My Time at iREx

My time at iREx: Daniel Thorngren

Artistic representation of the hot Jupiter HD 209458 b and its star (in background). (Credit: ESA/A. Vidal-Madjar/Institut d'Astrophysique de Paris/CNRS/NASA)
Artistic representation of the hot Jupiter HD 209458 b and its star (in background). (Credit: ESA/A. Vidal-Madjar/Institut d'Astrophysique de Paris/CNRS/NASA)

Daniel Thorngren, a Trottier Postdoctoral Fellow fellow at Université de Montréal, joined iREx in September 2019. In September 2022, he left iREx to pursue his career as a postdoc at Johns Hopkins University where he’ll be continuing to do exoplanet research. He answered a few of our questions about his time at iREx.

My time at iREx: Daniel Thorngren

Daniel Thorngren. (Credit: Courtesy Image)

What did you like most about your time in Montreal?

Montreal is a lovely city and it was great to have the new experience of living somewhere bilingual; working with people both at UdeM and at McGill meant that I wasn’t in just one cultural bubble within the city. I also appreciated its emphasis on walkability and public transportation relative to other cities in North America.

What was the most important project(s) you led at iREx?

One of my main focuses at iREx was trying to understand hot Jupiters, both in terms of how the interior connects with the atmosphere (which is more directly observable), and also especially in trying to understand the thermal physics of the planets – how hot their interiors are and why.

What question(s) were you trying to answer in this project?

The big question we’re trying to pick away at is why hot Jupiters are so big – simple physical models don’t predict this, so we must be missing something.

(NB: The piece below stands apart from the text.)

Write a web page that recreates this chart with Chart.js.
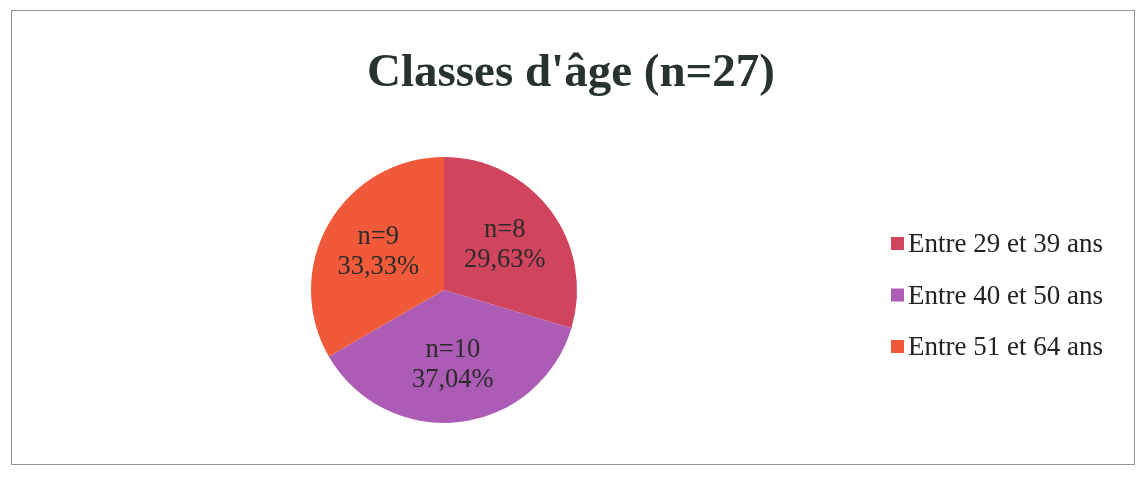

Working out how they evolve with time is an important piece of that puzzle, and helps us better model their interiors even before we fully understand the answer.

What did you discover?

We found that hot Jupiters get bigger as their stars brighten with age.  This means that hot Jupiter interiors aren’t just cooling slowly, but are actively heated by their parent star.  This might seem obvious, but while heating an atmosphere is normal and expected, having that heat pushed down into the interior does not follow from our current understanding of planetary physics.  This research helps us narrow down what processes we are missing.

What motivates you in exoplanet research?

I suspect anyone reading this will agree with me that space is just cool, so getting to work on expanding our knowledge of it is very satisfying.  I also particularly enjoy the opportunity to collaborate with people from all over the place on their work, and it’s such an honor when someone asks for my take on a difficult question.

Why do you think people should be interested in this kind of work?

Giant planets are preserved records of the disks that all planets formed from, and understanding them better will help us understand how all planets form, including our own. They’re also the easiest planets to observe, so at any given time we’ll have more and better data to study them with than for terrestrial planets.

How will your time with us help you in your new job?

My work at iREx has led to collaborations with other hot Jupiter experts at JHU and nearby UMD, and my collaborations with Prof Björn Benneke has led me to interface my work better with ongoing atmospheric observations of exoplanets. This is particularly important now that JWST has launched, and we’re already quite busy interpreting that data!